First, a disclaimer: I am not the be-all end-all authority about writing love scenes. That being said, I've written and edited a lot of them. So I've seen a lot.
One thing I've seen too much, especially from newer writers, is what I call (not uniquely) the "insert part B into slot A phenomenon". The author dutifully describes the act of having sex. He does this, she does that, this goes here and that happens. The words are different than that, of course, but the reader has the same reaction in every case: Zzzzzzzzzzzz.

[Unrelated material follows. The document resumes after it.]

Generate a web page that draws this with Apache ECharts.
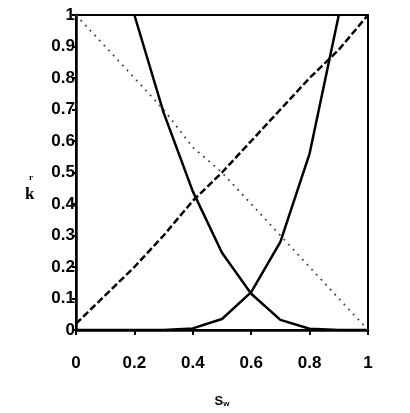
<!DOCTYPE html>
<html>
<head>
<meta charset="utf-8">
<script src="https://cdn.jsdelivr.net/npm/echarts@6/dist/echarts.min.js"></script>
<style>html,body{margin:0;padding:0;background:#fff;}#c{width:410px;height:413px;}</style>
</head>
<body>
<div id="c"></div>
<script>
const xTicks = [0, 0.2, 0.4, 0.6, 0.8, 1];
const yTicks = [0, 0.1, 0.2, 0.3, 0.4, 0.5, 0.6, 0.7, 0.8, 0.9, 1];

const kroX = [0.2, 0.3, 0.4, 0.5, 0.6, 0.7, 0.8, 0.9, 1.0];
const kroY = [1.0, 0.69, 0.44, 0.245, 0.115, 0.032, 0.004, 0, 0];

const krwX = [0, 0.1, 0.2, 0.3, 0.4, 0.5, 0.6, 0.7, 0.8, 0.9];
const krwY = [0, 0, 0, 0, 0.005, 0.035, 0.12, 0.28, 0.56, 1.0];

const dashX = [0, 0.1, 0.2, 0.3, 0.4, 0.5, 0.6, 0.7, 0.8, 0.9, 1.0];
const dashY = [0.02, 0.11, 0.2, 0.3, 0.41, 0.5, 0.6, 0.7, 0.8, 0.89, 1.0];

const dotX = [0, 0.1, 0.2, 0.3, 0.4, 0.5, 0.6, 0.7, 0.8, 0.9, 1.0];
const dotY = [1.0, 0.9, 0.8, 0.7, 0.58, 0.5, 0.4, 0.3, 0.2, 0.1, 0.0];

const pairs = (xs, ys) => xs.map((x, i) => [x, ys[i]]);

const chart = echarts.init(document.getElementById('c'));
const lblFont = { fontFamily: '"Liberation Sans", Arial, sans-serif', fontWeight: 'bold', fontSize: 17, color: '#000' };

chart.setOption({
  animation: false,
  backgroundColor: '#fff',
  grid: { left: 76, right: 42, top: 15, bottom: 79, show: true, borderColor: '#000', borderWidth: 2 },
  xAxis: {
    type: 'value', min: 0, max: 1, interval: 0.2,
    axisLine: { show: true, lineStyle: { color: '#000', width: 2.5 } },
    axisTick: { show: true, length: 5, lineStyle: { color: '#000', width: 2 } },
    splitLine: { show: false },
    axisLabel: Object.assign({ margin: 25, formatter: v => xTicks.includes(+v.toFixed(1)) ? String(+v.toFixed(1)) : '' }, lblFont),
    name: '{s|S}{w|w}', nameLocation: 'middle', nameGap: 64,
    nameTextStyle: { rich: {
      s: { fontFamily: '"Liberation Sans", Arial, sans-serif', fontWeight: 'bold', fontSize: 13, color: '#000' },
      w: { fontFamily: '"Liberation Sans", Arial, sans-serif', fontWeight: 'bold', fontSize: 8, color: '#000', padding: [6, 0, 0, 0] }
    } }
  },
  yAxis: {
    type: 'value', min: 0, max: 1, interval: 0.1,
    axisLine: { show: true, lineStyle: { color: '#000', width: 2.5 } },
    axisTick: { show: true, length: 4, lineStyle: { color: '#000', width: 2 } },
    splitLine: { show: false },
    axisLabel: Object.assign({ margin: 1, padding: [3, 0, 0, 0], formatter: v => { const r = +v.toFixed(1); return yTicks.includes(r) ? String(r) : ''; } }, lblFont)
  },
  graphic: [
    { type: 'text', left: 25, top: 186, style: { text: 'k', font: 'bold 17px "Liberation Serif", "Times New Roman", serif', fill: '#000' } },
    { type: 'text', left: 29, top: 173, style: { text: 'r', font: 'bold 9px "Liberation Serif", "Times New Roman", serif', fill: '#000' } }
  ],
  series: [
    { type: 'line', data: pairs(kroX, kroY), showSymbol: false, lineStyle: { color: '#000', width: 2.5 } },
    { type: 'line', data: pairs(krwX, krwY), showSymbol: false, lineStyle: { color: '#000', width: 2.5 } },
    { type: 'line', data: pairs(dashX, dashY), showSymbol: false, lineStyle: { color: '#000', width: 2.5, type: [7, 3] } },
    { type: 'line', data: pairs(dotX, dotY), showSymbol: false, lineStyle: { color: '#444', width: 1.8, type: [1.8, 5] } }
  ]
});
</script>
</body>
</html>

Zzzzzz is not good. Your reader starts to lose interest. They begin to skim. They put the book down. They wander away. You've lost them. Not what you intended to do when you began writing the scene, or the story. Why? Because you've failed to make an emotional connection with your reader.

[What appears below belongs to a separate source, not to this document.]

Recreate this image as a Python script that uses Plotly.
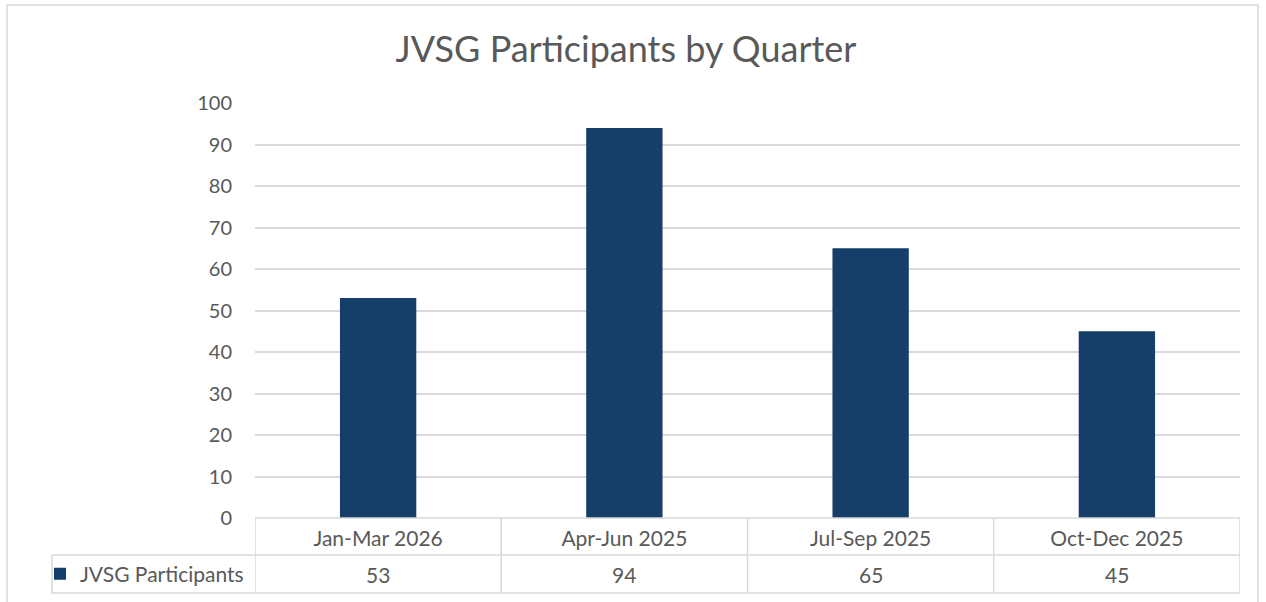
import plotly.graph_objects as go

# datos del grafico
quarters = ['Jan-Mar 2026', 'Apr-Jun 2025', 'Jul-Sep 2025', 'Oct-Dec 2025']
participants = [53, 94, 65, 45]
series_name = 'JVSG Participants'
y_ticks = list(range(0, 101, 10))

bar_color = '#153F69'
grid_color = '#D9D9D9'
text_color = '#595959'
font_family = 'Lato'

fig = go.Figure()

fig.add_trace(go.Bar(
    x=quarters,
    y=participants,
    name=series_name,
    marker=dict(color=bar_color, line=dict(width=0)),
    showlegend=True,
))

# fila de valores de la tabla de datos
for q, v in zip(quarters, participants):
    fig.add_annotation(
        x=q, y=-0.135, xref='x', yref='paper',
        text=str(v), showarrow=False,
        font=dict(family=font_family, size=21, color=text_color),
        xanchor='center', yanchor='middle',
    )

# lineas de la tabla de datos
n = len(quarters)
line = dict(color=grid_color, width=1.5)
y_row1 = 0.0
y_row2 = -0.0892
y_row3 = -0.181
x_left_legend = (52 - 255) / 985
fig.add_shape(type='line', xref='x', yref='paper', x0=-0.5, x1=n - 0.5, y0=y_row1, y1=y_row1, line=line)
fig.add_shape(type='line', xref='paper', yref='paper', x0=x_left_legend, x1=1, y0=y_row2, y1=y_row2, line=line)
fig.add_shape(type='line', xref='paper', yref='paper', x0=x_left_legend, x1=1, y0=y_row3, y1=y_row3, line=line)
fig.add_shape(type='line', xref='paper', yref='paper', x0=x_left_legend, x1=x_left_legend, y0=y_row3, y1=y_row2, line=line)
for i in range(n + 1):
    fig.add_shape(type='line', xref='x', yref='paper', x0=i - 0.5, x1=i - 0.5,
                  y0=y_row3, y1=y_row1, line=line)

# borde exterior del grafico
fig.add_shape(type='rect', xref='paper', yref='paper',
              x0=(7 - 255) / 985, x1=(1258 - 255) / 985,
              y0=(518 - 610) / 415, y1=(518 - 5) / 415,
              line=dict(color=grid_color, width=1.5), layer='below')

fig.update_layout(
    width=1266,
    height=602,
    margin=dict(l=255, r=26, t=103, b=84, autoexpand=False),
    paper_bgcolor='white',
    plot_bgcolor='white',
    bargap=0.69,
    font=dict(family=font_family, color=text_color),
    title=dict(
        text='JVSG Participants by Quarter',
        x=626 / 1266, xanchor='center',
        y=1 - 49 / 602, yanchor='middle',
        font=dict(family=font_family, size=36, color=text_color),
    ),
    legend=dict(
        x=(40 - 255) / 985, xanchor='left',
        y=-0.135, yanchor='middle',
        font=dict(family=font_family, size=21, color=text_color),
        bgcolor='rgba(0,0,0,0)',
        itemwidth=30,
    ),
    xaxis=dict(
        type='category',
        range=[-0.5, n - 0.5],
        showgrid=False,
        showline=False,
        zeroline=False,
        ticks='',
        tickfont=dict(family=font_family, size=21, color=text_color),
        ticklabelstandoff=6,
    ),
    yaxis=dict(
        range=[0, 100],
        tickvals=y_ticks,
        showgrid=True,
        gridcolor=grid_color,
        gridwidth=1.5,
        zeroline=False,
        showline=False,
        ticks='',
        tickfont=dict(family=font_family, size=20, color=text_color),
        ticklabelstandoff=22,
    ),
)

# quitar el margen por defecto del body para que el grafico quede en (0, 0)
fig.write_html('out.html', config={'displayModeBar': False},
               post_script="document.body.style.margin = '0';")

Your primary goal as a writer is to make an emotional connection with the reader.
An emotional connection is the key. That's what keeps them involved in your story, keeps them reading--and makes them want to buy your next book. (Okay...so maybe that's your primary goal, but it sounds so--ugh--materialistic. We write for writing's sake, right? Of course.)

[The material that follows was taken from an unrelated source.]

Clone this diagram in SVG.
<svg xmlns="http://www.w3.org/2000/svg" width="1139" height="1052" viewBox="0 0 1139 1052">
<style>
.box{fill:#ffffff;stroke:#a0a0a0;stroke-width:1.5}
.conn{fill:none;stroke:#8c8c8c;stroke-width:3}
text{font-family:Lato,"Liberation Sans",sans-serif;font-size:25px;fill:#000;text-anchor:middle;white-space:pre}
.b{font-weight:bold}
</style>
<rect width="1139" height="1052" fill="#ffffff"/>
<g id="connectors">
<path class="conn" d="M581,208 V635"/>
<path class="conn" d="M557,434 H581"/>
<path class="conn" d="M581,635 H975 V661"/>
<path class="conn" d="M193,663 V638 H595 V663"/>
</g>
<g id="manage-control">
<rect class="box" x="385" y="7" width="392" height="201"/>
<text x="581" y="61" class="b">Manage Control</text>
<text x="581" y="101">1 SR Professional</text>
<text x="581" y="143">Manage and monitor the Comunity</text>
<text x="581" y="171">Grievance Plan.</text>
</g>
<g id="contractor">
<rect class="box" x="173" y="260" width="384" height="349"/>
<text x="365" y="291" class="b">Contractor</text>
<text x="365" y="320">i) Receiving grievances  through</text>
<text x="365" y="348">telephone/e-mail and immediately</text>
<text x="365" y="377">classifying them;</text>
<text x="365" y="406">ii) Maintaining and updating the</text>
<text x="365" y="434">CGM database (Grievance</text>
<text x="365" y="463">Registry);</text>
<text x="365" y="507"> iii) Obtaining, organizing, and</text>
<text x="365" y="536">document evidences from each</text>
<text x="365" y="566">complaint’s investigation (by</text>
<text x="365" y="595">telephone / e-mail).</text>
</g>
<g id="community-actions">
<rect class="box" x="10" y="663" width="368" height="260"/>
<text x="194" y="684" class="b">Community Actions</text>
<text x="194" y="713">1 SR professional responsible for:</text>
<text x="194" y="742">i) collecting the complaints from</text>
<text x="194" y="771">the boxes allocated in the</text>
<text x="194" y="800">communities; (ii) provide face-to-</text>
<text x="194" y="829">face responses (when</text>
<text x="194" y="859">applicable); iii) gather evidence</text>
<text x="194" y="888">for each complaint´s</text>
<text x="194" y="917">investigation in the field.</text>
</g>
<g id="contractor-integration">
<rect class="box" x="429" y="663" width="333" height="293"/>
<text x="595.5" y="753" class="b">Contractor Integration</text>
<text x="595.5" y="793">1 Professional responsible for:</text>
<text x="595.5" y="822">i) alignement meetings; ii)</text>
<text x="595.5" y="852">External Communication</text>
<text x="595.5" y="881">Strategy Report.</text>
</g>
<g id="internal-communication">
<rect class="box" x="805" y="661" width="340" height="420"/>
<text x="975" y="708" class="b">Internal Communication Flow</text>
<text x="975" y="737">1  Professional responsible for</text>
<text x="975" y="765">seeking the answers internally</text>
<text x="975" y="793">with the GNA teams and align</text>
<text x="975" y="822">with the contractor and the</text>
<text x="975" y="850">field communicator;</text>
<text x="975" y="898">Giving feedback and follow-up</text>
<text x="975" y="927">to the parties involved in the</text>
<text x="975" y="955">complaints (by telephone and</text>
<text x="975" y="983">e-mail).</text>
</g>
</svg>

Well, that's fine, you say. But how?
Get in touch with your character and your reader will be involved.
Add some emotion and physical reactions, but avoid using adjectives and adverbs. Oops. This is the kind of directive that will have you running to your writer buddies saying , "WTF?" Okay…let me see if I can explain it better…say your hero caresses the heroine's soft breast. That's only a surface description. (Insert hand A over part B.) You have to go deeper. What does his touch DO to her? Does her breast heat/tingle/insert reaction of your choice here? What does his touch do to her EMOTIONS? Does she love it? Hate it?
Of course, you don't have to go deep into your character's psyche and experience with every caress, but you have to build some layers.
Layer that scene like a lasagna!
Every love scene needs layers. You want to think of the Body/the Head/the Heart. (Physical/Mental/Emotional). Otherwise, you'll end up with a flat scene that reads like an instruction manual. And that's what I see, too often. The new writer stays at the surface of the action without adding those crucial layers that make a reader a part of it. Because by giving your reader those pieces, she (or he) will be able to put themselves in your characters' places. The connection is made.